4.     I also got compost to mix with the black soil for soil enrichment. Try the gardener opposite Le Must in Labone. It was 7 cedis for a sack. I will start making some home made compost soon.

5.     Thanks to the Ghana Garden & Flower Show I got some cherry tomatoes seedlings and some vegetable seeds from Farmer Torks ( radish, green pepper, white onions, lettuce, parsley and basil) who assured me these weren’t GMO seeds. I made him swear I think.

The cherry tomatoes are doing nicely. I water them early evening and mid-morning whilst giving them some motivation to grow with vim! 

 

At the flower show I also got a Neem concentrate from Skin Gourmet to do preventive insecticide treatment. Neem leaves are highly effective on protecting plants from insects and arepopularly used by Ghanaian farmers.

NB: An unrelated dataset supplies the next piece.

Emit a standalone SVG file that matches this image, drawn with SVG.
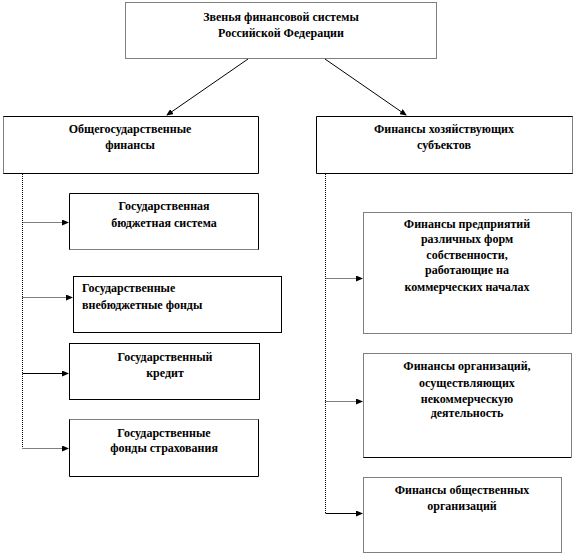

I wish Operation Feed Yourself (OFY) could be brought back. It was an initiative by the late Colonel Acheampong a former Head of State of Ghana to get Ghanaians to grow local to feed the industries and also for us to consume what we grew. Why can’t this be brought back?  Not only will we eat more healthier but also as a nation our reliance on consuming imported processed foods would be drastically reduced. If H.E Mahama is reading this please do something. Save the country millions of dollars and bring back OFY. It saddens me when I visit some friends and the whole compound has been tiled in a dull and stark fashion. I was horrified one day to see my neighbor cut down their ‘Sarlo’ mango tree which over the years has borne huge gorgeous mangoes. I spied them tiling the compound and place an ugly canopy in its place for shade. Ironic.

Here’s to my backyard garden to looking like this in the nearby future as found on Pinterest. Hehehehehe!

What do you think of the idea of bringing back OFY? Do you have a backyard farm/garden? What have you planted in it and how are you maintaining it? Lets share how we can eat more healthy as Ghanaians and the idea of backyard farming.

4 COMMENTS

  1. This is an absolutely fabulous idea. I remember these lessons at Ridge Church very well. Now that I’m self employed and have a good garden, I might just do that do with my daughters.